Menyiksa Kamera Bukan Berarti Banting Kamera

Menyiksa Kamera Bukan Berarti Banting Kamera

Pernah dengar istilah “menyiksa” kamera? Mungkin kalau Anda sering berjalan-jalan ke blog-blog yang membahas fotografi, pastilah sekali dua istilah ini akan mampir ke telinga (atau mata). Istilah ini adalah sesuatu yang sering dipergunakan untuk menggambarkan sebuah tindakan.

Tindakan yang “ekstrim”. Istilah yang dipakai saja terkesan kejam.

Tetapi, stop dulu. Jangan membayangkan bahwa yang dilakukan adalah benar-benar ekstrim atau sesuatu yang mengakibatkan rusaknya kamera, seperti membantingnya atau merendamnya dalam air. Istilah ini jauh dari usaha merusak.

Frase “menyiksa kamera’ pada intinya adalah sebuah tindakan dari seorang fotografer untuk memakai kameranya pada titik yang paling ekstrim.

Setiap kamera memiliki batasan.
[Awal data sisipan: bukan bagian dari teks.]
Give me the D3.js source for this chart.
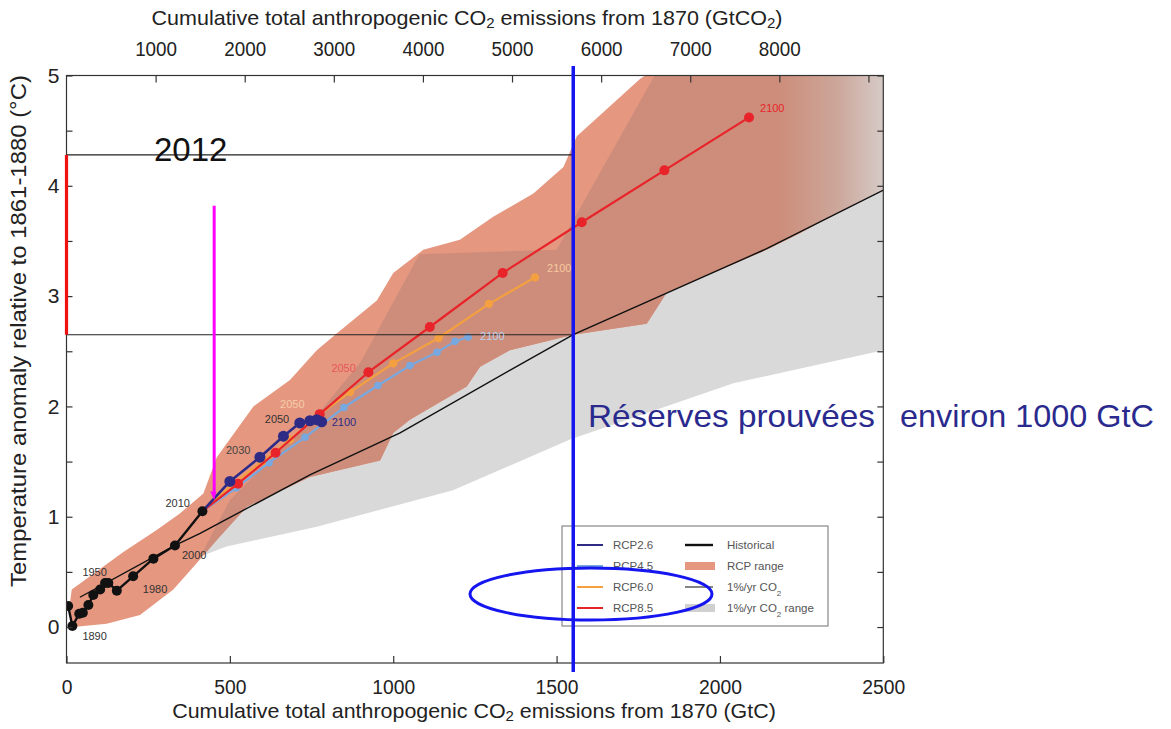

Coba saja lihat buku manualnya. Contohnya, shutter speed atau kecepatan shutter biasanya dibatasi. Tergantung dari jenisnya, seperti Canon EOS 700D yang sampai 30 detik.

Nah, salah satu contoh “menyiksa kamera” adalah dengan menggunakan shutter speed “sangat lamban”, yaitu pada titik 30 detik. Bisa bayangkan? Karena berarti diafragma/aperture akan terbuka selama 1/2 menit. Padahal, biasanya hanya di bawah 1 detik. Tentunya kalau ini dilakukan harus menggunakan tripod.

Titik maksimum yang diizinkan kamera.

Untuk apa dilakukan? Tentu saja melakukan hal yang lumayan ekstrim seperti itu tanpa ada tujuan. Para fotografer menggunakan teknik-teknik itu untuk mencoba menghasilkan foto-foto yang unik dan berbeda dari yang lain.

Maklum saja persaingan di dunia fotografi pun sama kerasnya seperti persaingan dunia bisnis. Oleh karena itu, para fotografer pun terus berusaha untuk menampilkan foto-foto yang “berbeda” dibandingkan yang lain. Dengan itulah maka nama mereka bisa terangkat.

Jadi, itulah tujuannya. Jangan pernah bayangkan ada adegan teatrikal yang dilakukan oleh seorang fotografer kalau ia menyebutkan istilah “menyiksa kamera”.

Beberapa istilah lain yang berkaitan dengan istilah ini contohnya adalah “long exposure” atau “bulbing”. Keduanya membutuhkan bukaan shutter yang lama. 

Justru jika mereka mengatakan yang satu ini, bersiaplah untuk melihat sebuah foto yang akan menimbulkan kesan berbeda dari yang lain. Karena, fotonya dibuat dengan memakai setting paling maksimal yang mampu ditangani sebuah kamera.

Bukan sesuatu yang saya suka lakukan. Bukan karena tidak bisa dan tidak mengerti. Tentu saya bisa. Sayangnya, bukan teknik yang saya sukai karena hasil fotonya kerap menjadi terlalu artificial dan tidak natural, sesuatu yang kurang menarik minat saya.

Maklum, saya penggemar fotografi jalanan yang mengandalkan sisi natural kehidupan manusia.

Jadi, saya jarang menyiksa kamera (bukan tidak pernah).